FREEING “LOCKED-IN” PATIENTS

Neurologist Philip Kennedy has created
a device to help totally paralyzed people control a computer cursor — and thereby communicate — with their thoughts. An electrode (left) is surgically implanted into the patient’s motor cortex, the movement-controlling part of the brain; the electrical signals it picks up are converted to software commands. Learning to use the device is a process of mental trial and error: Patients think about making various movements and watch how those thoughts affect the cursor; over time they learn which thoughts make the cursor move up, down, right and left. The brain data is sent to the computer via an FM transmitter, so no wires are necessary. So far six people have tried the $100,000 Brain Communicator, which is made by Kennedy’s company, Neural Signals, in Atlanta, Georgia.

MACHINE-GENERATED VISION

Surreal-looking spectacles designed by ophthalmologist Mark Humayun of USC are helping blind people regain some sight.

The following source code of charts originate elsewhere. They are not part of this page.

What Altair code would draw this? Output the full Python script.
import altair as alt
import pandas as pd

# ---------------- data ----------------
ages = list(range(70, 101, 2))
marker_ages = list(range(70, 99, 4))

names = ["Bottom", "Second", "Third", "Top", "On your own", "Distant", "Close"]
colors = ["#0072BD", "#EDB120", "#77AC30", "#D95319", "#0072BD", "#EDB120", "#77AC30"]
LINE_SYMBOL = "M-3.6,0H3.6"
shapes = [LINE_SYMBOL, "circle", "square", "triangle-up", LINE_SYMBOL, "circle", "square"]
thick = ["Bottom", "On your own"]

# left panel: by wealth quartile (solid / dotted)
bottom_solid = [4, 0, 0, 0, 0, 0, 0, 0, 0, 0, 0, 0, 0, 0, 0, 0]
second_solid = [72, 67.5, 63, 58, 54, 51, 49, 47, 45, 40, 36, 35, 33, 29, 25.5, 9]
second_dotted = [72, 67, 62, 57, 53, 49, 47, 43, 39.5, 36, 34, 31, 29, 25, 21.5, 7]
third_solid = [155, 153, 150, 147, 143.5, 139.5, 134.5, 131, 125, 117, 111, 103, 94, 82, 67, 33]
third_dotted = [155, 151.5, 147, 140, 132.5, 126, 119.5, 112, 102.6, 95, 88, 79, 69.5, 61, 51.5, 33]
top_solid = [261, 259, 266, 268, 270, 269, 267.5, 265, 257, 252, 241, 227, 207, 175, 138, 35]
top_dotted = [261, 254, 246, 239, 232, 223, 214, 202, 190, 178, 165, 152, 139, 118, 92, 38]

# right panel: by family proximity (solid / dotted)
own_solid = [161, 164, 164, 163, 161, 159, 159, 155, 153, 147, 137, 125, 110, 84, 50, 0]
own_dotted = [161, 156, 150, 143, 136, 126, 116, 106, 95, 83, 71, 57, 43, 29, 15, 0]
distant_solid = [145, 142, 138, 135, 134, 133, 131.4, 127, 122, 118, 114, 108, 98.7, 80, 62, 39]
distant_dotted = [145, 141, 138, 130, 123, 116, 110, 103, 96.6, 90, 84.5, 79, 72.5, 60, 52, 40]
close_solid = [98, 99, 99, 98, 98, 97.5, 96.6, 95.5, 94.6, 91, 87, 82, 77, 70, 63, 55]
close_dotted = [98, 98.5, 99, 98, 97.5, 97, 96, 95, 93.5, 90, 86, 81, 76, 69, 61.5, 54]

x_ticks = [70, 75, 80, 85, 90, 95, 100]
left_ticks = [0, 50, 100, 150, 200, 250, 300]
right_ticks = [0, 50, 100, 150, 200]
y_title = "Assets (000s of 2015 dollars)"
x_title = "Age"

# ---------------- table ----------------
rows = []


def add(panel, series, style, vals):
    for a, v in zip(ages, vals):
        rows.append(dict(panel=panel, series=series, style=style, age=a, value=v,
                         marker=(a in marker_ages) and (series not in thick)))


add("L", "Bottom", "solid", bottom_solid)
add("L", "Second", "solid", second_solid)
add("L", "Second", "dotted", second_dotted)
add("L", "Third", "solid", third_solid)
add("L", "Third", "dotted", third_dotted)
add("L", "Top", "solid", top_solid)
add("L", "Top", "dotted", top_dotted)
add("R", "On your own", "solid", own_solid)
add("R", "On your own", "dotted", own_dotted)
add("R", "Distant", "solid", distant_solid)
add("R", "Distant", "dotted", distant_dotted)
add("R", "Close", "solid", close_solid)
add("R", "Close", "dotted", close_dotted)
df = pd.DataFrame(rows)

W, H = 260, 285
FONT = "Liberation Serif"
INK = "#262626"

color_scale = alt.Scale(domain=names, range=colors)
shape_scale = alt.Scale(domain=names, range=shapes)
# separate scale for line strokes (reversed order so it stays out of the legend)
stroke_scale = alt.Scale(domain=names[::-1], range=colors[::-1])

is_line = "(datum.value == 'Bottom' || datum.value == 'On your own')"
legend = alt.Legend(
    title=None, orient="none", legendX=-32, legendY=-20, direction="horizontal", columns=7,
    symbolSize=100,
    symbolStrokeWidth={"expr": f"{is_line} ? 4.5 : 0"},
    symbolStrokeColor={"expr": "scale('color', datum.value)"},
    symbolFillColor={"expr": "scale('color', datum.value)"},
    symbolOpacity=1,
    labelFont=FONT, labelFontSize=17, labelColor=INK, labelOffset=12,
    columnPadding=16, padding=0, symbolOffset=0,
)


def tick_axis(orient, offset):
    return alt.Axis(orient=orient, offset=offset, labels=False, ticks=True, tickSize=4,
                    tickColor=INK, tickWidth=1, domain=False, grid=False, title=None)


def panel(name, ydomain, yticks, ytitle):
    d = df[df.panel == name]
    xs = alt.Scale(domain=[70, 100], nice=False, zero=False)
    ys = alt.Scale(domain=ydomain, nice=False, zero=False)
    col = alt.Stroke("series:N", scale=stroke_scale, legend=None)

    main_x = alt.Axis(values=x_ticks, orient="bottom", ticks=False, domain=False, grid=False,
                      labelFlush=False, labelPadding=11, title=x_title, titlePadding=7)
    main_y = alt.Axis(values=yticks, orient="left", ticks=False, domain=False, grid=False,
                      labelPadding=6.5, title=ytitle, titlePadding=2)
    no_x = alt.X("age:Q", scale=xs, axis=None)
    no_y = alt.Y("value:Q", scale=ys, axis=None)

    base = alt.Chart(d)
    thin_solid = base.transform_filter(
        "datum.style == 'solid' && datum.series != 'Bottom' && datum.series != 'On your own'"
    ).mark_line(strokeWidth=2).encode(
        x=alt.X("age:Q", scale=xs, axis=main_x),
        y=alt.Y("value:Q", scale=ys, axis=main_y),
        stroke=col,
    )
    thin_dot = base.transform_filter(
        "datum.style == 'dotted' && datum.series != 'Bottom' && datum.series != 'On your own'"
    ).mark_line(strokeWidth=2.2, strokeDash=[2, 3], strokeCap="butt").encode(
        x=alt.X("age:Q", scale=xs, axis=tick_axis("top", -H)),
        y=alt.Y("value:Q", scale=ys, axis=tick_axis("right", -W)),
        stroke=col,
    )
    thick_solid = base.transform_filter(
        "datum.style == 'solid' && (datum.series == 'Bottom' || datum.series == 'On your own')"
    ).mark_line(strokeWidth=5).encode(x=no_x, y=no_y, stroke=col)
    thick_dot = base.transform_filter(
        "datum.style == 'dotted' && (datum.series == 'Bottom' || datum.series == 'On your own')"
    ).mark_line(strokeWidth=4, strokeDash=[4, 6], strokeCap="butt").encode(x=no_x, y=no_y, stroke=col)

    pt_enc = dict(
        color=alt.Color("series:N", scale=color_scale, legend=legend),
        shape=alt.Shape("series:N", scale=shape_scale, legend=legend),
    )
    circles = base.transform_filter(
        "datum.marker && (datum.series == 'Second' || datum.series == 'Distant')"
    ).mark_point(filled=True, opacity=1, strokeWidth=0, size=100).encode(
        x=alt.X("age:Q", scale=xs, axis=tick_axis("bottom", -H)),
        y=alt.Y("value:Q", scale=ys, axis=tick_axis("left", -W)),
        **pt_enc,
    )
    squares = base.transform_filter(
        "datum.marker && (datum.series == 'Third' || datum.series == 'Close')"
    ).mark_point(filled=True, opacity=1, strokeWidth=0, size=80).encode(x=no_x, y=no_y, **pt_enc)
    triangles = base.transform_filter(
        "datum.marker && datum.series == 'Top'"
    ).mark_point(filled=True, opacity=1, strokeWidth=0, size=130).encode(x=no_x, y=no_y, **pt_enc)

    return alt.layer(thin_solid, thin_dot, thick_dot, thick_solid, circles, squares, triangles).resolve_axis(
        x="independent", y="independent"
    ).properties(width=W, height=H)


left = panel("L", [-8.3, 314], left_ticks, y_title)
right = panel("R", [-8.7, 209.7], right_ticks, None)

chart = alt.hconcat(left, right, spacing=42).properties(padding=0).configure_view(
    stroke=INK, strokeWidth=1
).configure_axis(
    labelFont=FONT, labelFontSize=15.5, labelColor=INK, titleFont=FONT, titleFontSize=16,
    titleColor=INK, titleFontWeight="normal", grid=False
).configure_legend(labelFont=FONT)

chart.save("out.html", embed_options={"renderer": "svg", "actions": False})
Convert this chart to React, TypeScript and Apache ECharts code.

Artificial retinas are implanted in patients’ eyes, then connected via wires to a small magnetic disc sutured onto the scalp. When a person dons the glasses, miniature video cameras pick up ambient light and turn it into electrical impulses, which are transmitted wirelessly to the magnetic discs and, from there, sent via the retinal implant to the brain’s optic nerve, recreating the natural sight pathway. The device offers patients only fuzzy spots of light in a limited field, but Humayun hopes to improve resolution by determining which patterns of electrical pulses most effectively stimulate the optic nerve.

ELECTRONIC EARS

Cochlear implants (left), small electronic devices implanted under the skin behind the ear, have helped 59,000 people worldwide regain some hearing. In a healthy person, the inner ear converts sound waves into electrical impulses, which activate a nerve that sends sound signals to the brain. A cochlear implant mimics this natural process. The device’s speech processor turns sounds picked up from a microphone into electronic bursts, which stimulate the auditory nerve to create the perception of sound in the brain.

BIONIC ARM

Three years ago utility-line repairman Jesse Sullivan touched a live wire, burning his arms so badly they had to be amputated. But a technique devised by biomedical engineer Todd Kuiken, director of amputee services at the Rehabilitation Institute of Chicago, enables Sullivan to control his artificial left arm with his mind alone. Kuiken grafted nerve endings from Sullivan’s shoulder onto his chest muscle. When Sullivan thinks about raising his arm, his brain sends signals to the nerves that once initiated this function; the nerves spur his chest muscle to contract; and electrodes on the graft pick up those twitches and translate them into prosthetic-arm movements.